Yellow Shirt (Ray Danton) was a man of peace whose tribe adhered to the treaty with the white man. Yet the cavalry slaughtered his tribe even so, & thereafter Yellow Shirt committed himself to revenge, in the little independent production Apache Blood (1975).
The film was planned around a minimum of dialogue, in part because of the amateur filmmakers' difficulty in syncronizing sound. Yellow Shirt & his wife (Diane Taylor) never speak at all, which reduces the romanticist racism of the "noble savage" to mere animal. The cavalry guys do have the capacity of human speech, though they use it badly.

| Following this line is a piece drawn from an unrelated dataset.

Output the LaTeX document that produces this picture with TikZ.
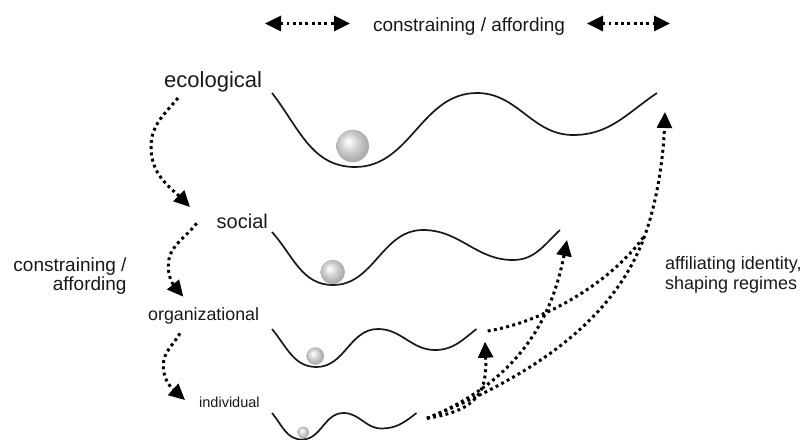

On the other hand the silence of Yellow Shirt increases the impact of pictorial compositions, which for such a low budget film is from time to time visually effective. Also, judging by what dialogue the whites have, if Yellow Shirt was even that minimally talkative, his character would be reduced to the banal.
The only likeable white guy is Sam Glass (Dewitt Lee, who also co-wrote the script), a mountain man & tracker for the cavalry. When he's attacked by a bear (a very badly staged & filmed bit of phoniness), the appalling cavalry guys half bury him though he's still alive & abandon him to die alone, which he refuses to do. His toughness makes him an appealing guy, even though by right of a veritable race war he's Yellow Shirt's enemy.
Though a pretty darned bad film, I did like the fact that the bulk of the film's sentiment favors the Apache avenger Yellow Shirt, whose violent cause is just. I got a modicum of entertainment out of this Z western, but couldn't recommend it to anyone who doesn't have a soft spot for amateur filmmaking.